The Movement for Democratic Change (MDC), Zimbabwe’s main opposition party, has demanded fresh elections under a new constitution saying voting can never be free and fair under the current legislative framework.
The MDC said on Sunday it had won 94 seats, rather than the 41 announced by the electoral commission.
“As long as we run elections under the same set of conditions, there is no way that elections will be free and fair,” MDC presidential spokesperson William Bango said.
“For a new constitutional dispensation to emerge, we require discussions that would get us to arrive at the type of laws that can govern a free and fair playing field. We have to press for this and if it is achieved then we can talk of the next step, which would be organizing an election.”

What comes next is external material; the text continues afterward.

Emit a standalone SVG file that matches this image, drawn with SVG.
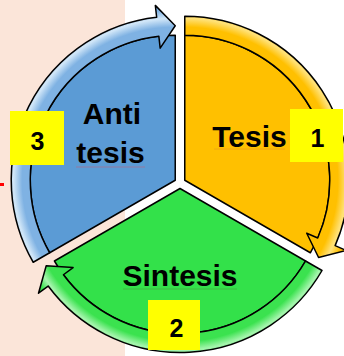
<svg xmlns="http://www.w3.org/2000/svg" width="344" height="356" viewBox="0 0 344 356">
  <defs>
    <radialGradient id="gBandY" gradientUnits="userSpaceOnUse" cx="184.76" cy="180.25" r="176">
      <stop offset="0.82" stop-color="#FFC000"/>
      <stop offset="0.87" stop-color="#FFC000"/>
      <stop offset="0.92" stop-color="#FFE27A"/>
      <stop offset="0.965" stop-color="#FFC000"/>
      <stop offset="1" stop-color="#F2B000"/>
    </radialGradient>
    <radialGradient id="gBandG" gradientUnits="userSpaceOnUse" cx="180" cy="188.5" r="176">
      <stop offset="0.82" stop-color="#3BE24F"/>
      <stop offset="0.87" stop-color="#3BE24F"/>
      <stop offset="0.92" stop-color="#A6F5AE"/>
      <stop offset="0.965" stop-color="#3BE24F"/>
      <stop offset="1" stop-color="#30D044"/>
    </radialGradient>
    <radialGradient id="gBandB" gradientUnits="userSpaceOnUse" cx="175.24" cy="180.25" r="176">
      <stop offset="0.82" stop-color="#7FB2E3"/>
      <stop offset="0.87" stop-color="#7FB2E3"/>
      <stop offset="0.92" stop-color="#D2E7F8"/>
      <stop offset="0.965" stop-color="#7FB2E3"/>
      <stop offset="1" stop-color="#6FA6DC"/>
    </radialGradient>
    <filter id="soft" x="-50%" y="-50%" width="200%" height="200%">
      <feGaussianBlur stdDeviation="1.2"/>
    </filter>
  </defs>
  <style>
    .edge { stroke: #000; stroke-width: 1.5; stroke-linejoin: round; }
    .lbl { font-family: "Liberation Sans", Arial, sans-serif; font-weight: bold; font-size: 30px; fill: #000; text-anchor: middle; }
    .num { font-family: "Liberation Sans", Arial, sans-serif; font-weight: bold; font-size: 25px; fill: #000; text-anchor: middle; }
    .badge { fill: #FFFF00; }
    .gloss { fill: none; stroke-width: 3; stroke-linecap: round; filter: url(#soft); }
  </style>

  <rect x="0" y="0" width="344" height="356" fill="#FFFFFF"/>
  <rect x="0" y="0" width="125" height="356" fill="#FBE5D9"/>
  <rect x="0" y="183" width="4" height="3" fill="#FF0000"/>

  <g id="node-tesis">
    <path class="edge" fill="#FFC000" d="M184.76,180.25 L184.76,35.25 A145,145 0 0 1 310.33,252.75 Z"/>
    <line class="gloss" x1="197" y1="42" x2="197" y2="172" stroke="#FFE27A" opacity="0.8"/>
    <text class="lbl" x="249.5" y="147">Tesis</text>
    <line x1="214" y1="149" x2="285" y2="149" stroke="#E08A30" stroke-width="0.8" opacity="0.6"/>
  </g>

  <g id="node-sintesis">
    <path class="edge" fill="#33E14A" d="M180,188.5 L305.57,261 A145,145 0 0 1 54.43,261 Z"/>
    <text class="lbl" x="180" y="286">Sintesis</text>
    <line x1="123" y1="289" x2="237" y2="289" stroke="#4F8F3A" stroke-width="0.8" opacity="0.6"/>
  </g>

  <g id="node-antitesis">
    <path class="edge" fill="#5B9BD5" d="M175.24,180.25 L49.67,252.75 A145,145 0 0 1 175.24,35.25 Z"/>
    <line class="gloss" x1="165" y1="45" x2="165" y2="172" stroke="#D2E7F8" opacity="0.8"/>
    <text class="lbl" x="112" y="124">Anti</text>
    <text class="lbl" x="110.5" y="163">tesis</text>
    <line x1="76" y1="167" x2="145" y2="167" stroke="#C0607A" stroke-width="0.8" opacity="0.7"/>
  </g>

  <g id="connectors">
    <path class="edge" fill="url(#gBandY)" d="M184.76,16.25 A164,164 0 0 1 335.16,245.64 L346.17,250.42 L318.56,257.5 L306.73,233.28 L317.74,238.06 A145,145 0 0 0 184.76,35.25 Z"/>
    <path class="edge" fill="url(#gBandG)" d="M322.03,270.5 A164,164 0 0 1 48.16,286.05 L38.51,293.18 L46.2,265.75 L73.08,267.61 L63.43,274.75 A145,145 0 0 0 305.57,261 Z"/>
    <path class="edge" fill="url(#gBandB)" d="M33.21,262.25 A164,164 0 0 1 156.67,17.3 L155.32,5.38 L175.24,25.75 L160.18,48.1 L158.83,36.18 A145,145 0 0 0 49.67,252.75 Z"/>
  </g>

  <g id="badge-1">
    <rect class="badge" x="290" y="109" width="53" height="53"/>
    <text class="num" x="317.5" y="147">1</text>
  </g>
  <g id="badge-2">
    <rect class="badge" x="148" y="300" width="52" height="50"/>
    <text class="num" x="176.5" y="337">2</text>
  </g>
  <g id="badge-3">
    <rect class="badge" x="10" y="111" width="54" height="54"/>
    <text class="num" x="37.5" y="150">3</text>
  </g>
</svg>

Residents have reacted with anger and shock after the ruling Zanu PF garnered a two-thirds majority in the sixth parliament of Zimbabwe after Thursday’s legislative polls. Around lunch time today, hundreds of youths staged a peaceful demonstration along First Street but riot police reacted quickly and dispersed the demonstrators. Scores of people could be seen running through the streets of the capital.
President Robert Mugabe has warned Zimbabwe’s main opposition against taking to the streets to protest its defeat in Thursday’s parliamentary poll. He has threatened that his government “can also raise mass action against mass action, and there would naturally be conflicts, serious conflicts,” as a result.